NEW YEAR”S resolutions are a dangerous thing. Mostly made in haste, they generally rely on willpower alone and miracles are often expected within a few weeks.

Invariably, resolutions require change of some sort, but change cannot be implemented unless old bad habits are cut out, and new good habits are put in their place. Change and improvements are normally the result of many small incremental actions.

Like most others at our dinner table on New Year”s Eve, my main resolution was to loose some weight and lead a healthier lifestyle. Badly needed, particularly after the Christmas excess.

How many of us have a resolution to become a better farming business person in 2005? Is the plan to make it the most productive, profitable and technically proficient yet?
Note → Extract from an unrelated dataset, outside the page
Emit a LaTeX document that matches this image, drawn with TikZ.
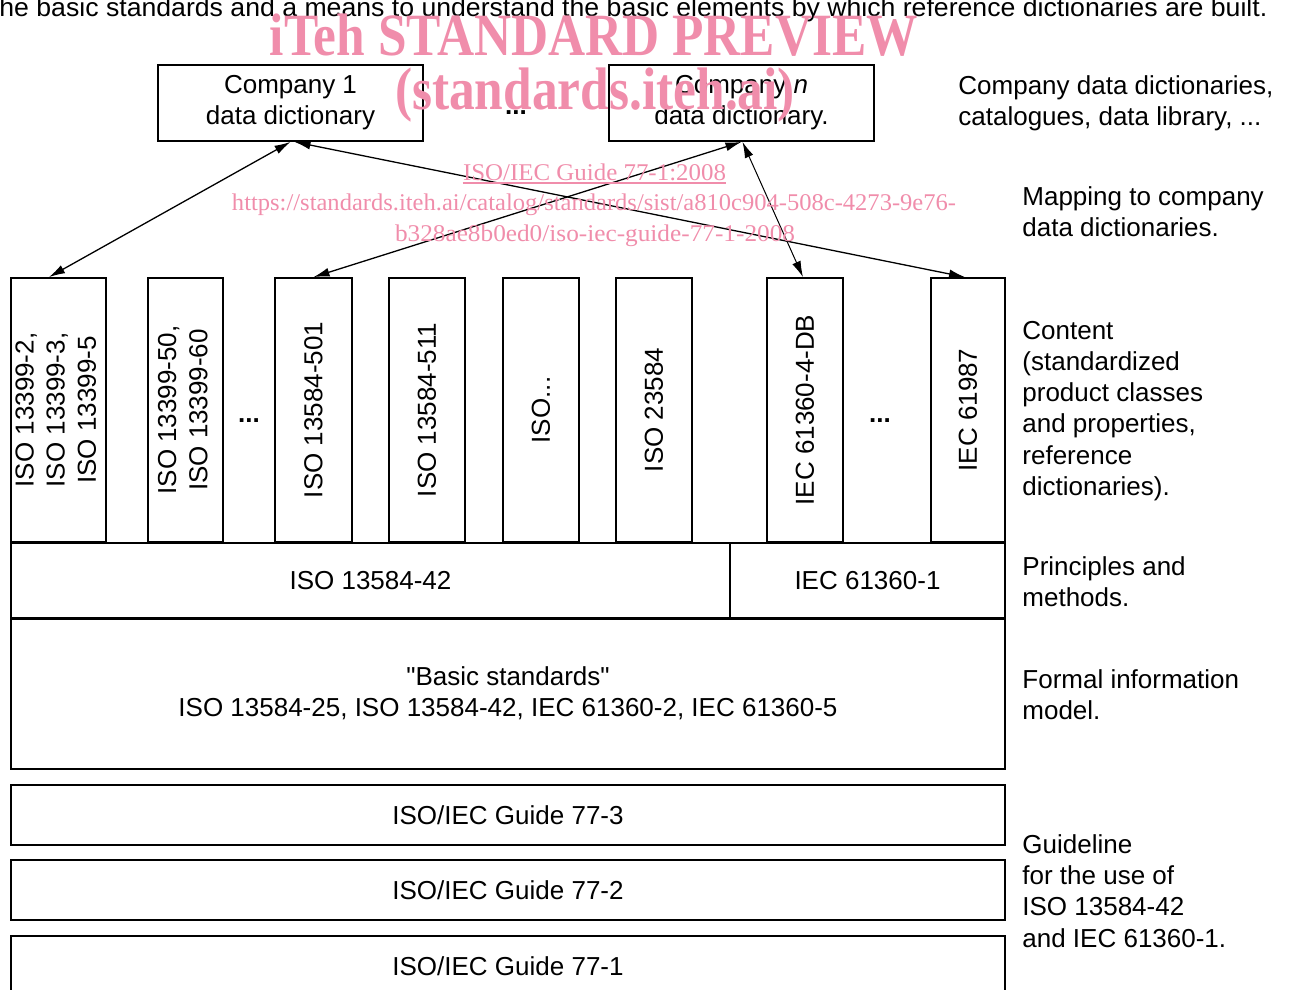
\documentclass[tikz,border=0pt]{standalone}
\usepackage{fontspec}
\setmainfont{Liberation Sans}
\newfontfamily\wmfont{Liberation Serif}
\usetikzlibrary{arrows.meta}
\definecolor{wmpink}{HTML}{F08DAB}

\begin{document}
\begin{tikzpicture}[
  x=0.5pt, y=-0.5pt,
  font=\fontsize{13}{15.6}\selectfont,
  >={Latex[length=8pt,width=4.5pt]},
  every node/.style={
    align=center,
    text=black,
  },
  box/.style={
    draw,
    line width=0.9pt,
    inner sep=0pt,
    minimum height=38pt,
  },
  ddbox/.style={
    box,
    minimum width=132.5pt,
  },
  colbox/.style={
    box,
    minimum width=38pt,
    minimum height=132pt,
  },
  rowbox/.style={
    box,
    minimum width=497pt,
    minimum height=30pt,
  },
  side/.style={
    anchor=west,
    align=left,
    inner sep=0pt,
  },
  gapdots/.style={
    font=\fontsize{13}{15.6}\selectfont\bfseries,
  },
  dd/.style={
    <->,
    line width=0.65pt,
  },
  wm/.style={
    text=wmpink,
    font=\wmfont,
    inner sep=0pt,
  },
]
\useasboundingbox (0,0) rectangle (1290,990);

% --- company dictionaries ---
\node[ddbox] (dd1) at (290.5,103) {Company 1\\data dictionary};
\node[ddbox] (ddn) at (741.5,103) {Company \textit{n}\\data dictionary.};
\node[gapdots] (dots1) at (516,113) {...};

% --- content columns ---
\node[colbox, minimum width=47.5pt] (c1) at (58.5,410)
  {\rotatebox{90}{\begin{tabular}{@{}c@{}}ISO 13399-2,\\ISO 13399-3,\\ISO 13399-5\end{tabular}}};
\node[colbox, minimum width=37.5pt] (c2) at (185.5,410)
  {\rotatebox{90}{\begin{tabular}{@{}c@{}}ISO 13399-50,\\ISO 13399-60\end{tabular}}};
\node[colbox, minimum width=38.5pt] (c3) at (313.5,410) {\rotatebox{90}{ISO 13584-501}};
\node[colbox] (c4) at (427,410) {\rotatebox{90}{ISO 13584-511}};
\node[colbox] (c5) at (541,410) {\rotatebox{90}{ISO...}};
\node[colbox] (c6) at (654,410) {\rotatebox{90}{ISO 23584}};
\node[colbox] (c7) at (805,410) {\rotatebox{90}{IEC 61360-4-DB}};
\node[colbox, minimum width=37pt] (c8) at (968,410) {\rotatebox{90}{IEC 61987}};
\node[gapdots] (dots2) at (249,421) {...};
\node[gapdots] (dots3) at (880,421) {...};

% --- layers ---
\node[box, minimum width=359.5pt] (pm1) at (370.5,581) {ISO 13584-42};
\node[box, minimum width=137.5pt] (pm2) at (867.5,581) {IEC 61360-1};
\node[box, minimum width=497pt, minimum height=75.5pt] (basic) at (508,693.5)
  {\textquotedbl Basic standards\textquotedbl\\ISO 13584-25, ISO 13584-42, IEC 61360-2, IEC 61360-5};
\node[rowbox] (g3) at (508,815) {ISO/IEC Guide 77-3};
\node[rowbox] (g2) at (508,890) {ISO/IEC Guide 77-2};
\node[rowbox] (g1) at (508,966) {ISO/IEC Guide 77-1};

% --- mappings ---
\draw[dd] ([xshift=-4.75pt]c1.north) -- (dd1.south);
\draw[dd] ([xshift=2pt]dd1.south) -- ([xshift=-1.5pt]c8.north);
\draw[dd] (ddn.south) -- (c3.north);
\draw[dd, line width=0.5pt] ([xshift=0.5pt]ddn.south) -- ([xshift=-1pt]c7.north);

% --- side notes ---
\node[side] (n1) at (958,103) {Company data dictionaries,\\catalogues, data library, ...};
\node[side] (n2) at (1022,212) {Mapping to company\\data dictionaries.};
\node[side] (n3) at (1022,411)
  {Content\\(standardized\\product classes\\and properties,\\reference\\dictionaries).};
\node[side] (n4) at (1022,582) {Principles and\\methods.};
\node[side] (n5) at (1022,695) {Formal information\\model.};
\node[side] (n6) at (1022,891) {Guideline\\for the use of\\ISO 13584-42\\and IEC 61360-1.};

% --- cut caption and watermark ---
\node[anchor=base west, inner sep=0pt] (cap) at (-1,17)
  {\resizebox{634pt}{\height}{he basic standards and a means to understand the basic elements by which reference dictionaries are built.}};
\node[wm] (wm1) at (594,35)
  {\resizebox{324pt}{\height}{\fontsize{30}{36}\selectfont\bfseries iTeh STANDARD PREVIEW}};
\node[wm] (wm2) at (595,95)
  {\resizebox{200pt}{\height}{\fontsize{30}{36}\selectfont\bfseries (standards.iteh.ai)}};
\node[wm] (wm3) at (594.5,172)
  {\resizebox{131.5pt}{\height}{\fontsize{12}{14}\selectfont ISO/IEC Guide 77-1:2008}};
\draw[wmpink, line width=0.7pt] ([yshift=-1pt]wm3.south west) -- ([yshift=-1pt]wm3.south east);
\node[wm] (wm4) at (594,205)
  {\resizebox{362pt}{\height}{\fontsize{12}{14}\selectfont https://standards.iteh.ai/catalog/standards/sist/a810c904-508c-4273-9e76-}};
\node[wm] (wm5) at (595,236)
  {\resizebox{200pt}{\height}{\fontsize{12}{14}\selectfont b328ae8b0ed0/iso-iec-guide-77-1-2008}};

\end{tikzpicture}
\end{document}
A good aspiration, but it probably will not happen unless changes are made in the way the business is run. For some this will involve major structural changes and a major rethink in the whole business approach. But this is the exception.

For most, it will be necessary to make small incremental changes, small improvements in healthcare, breeding, grassland management and general measurement.

It may sound obvious, but a change involving increased production at a breakeven price is useless when the overall goal is increased profitability. The important point is that these changes become ingrained habits automatically built into the system.

I have a number of New Year”s resolutions for the overall business. They involve many small changes and a number of reasonably large initiatives. The overall goal will be fostering an environment where day-to-day matters are dealt with in an efficient and productive manner without the need for large time commitments on my behalf.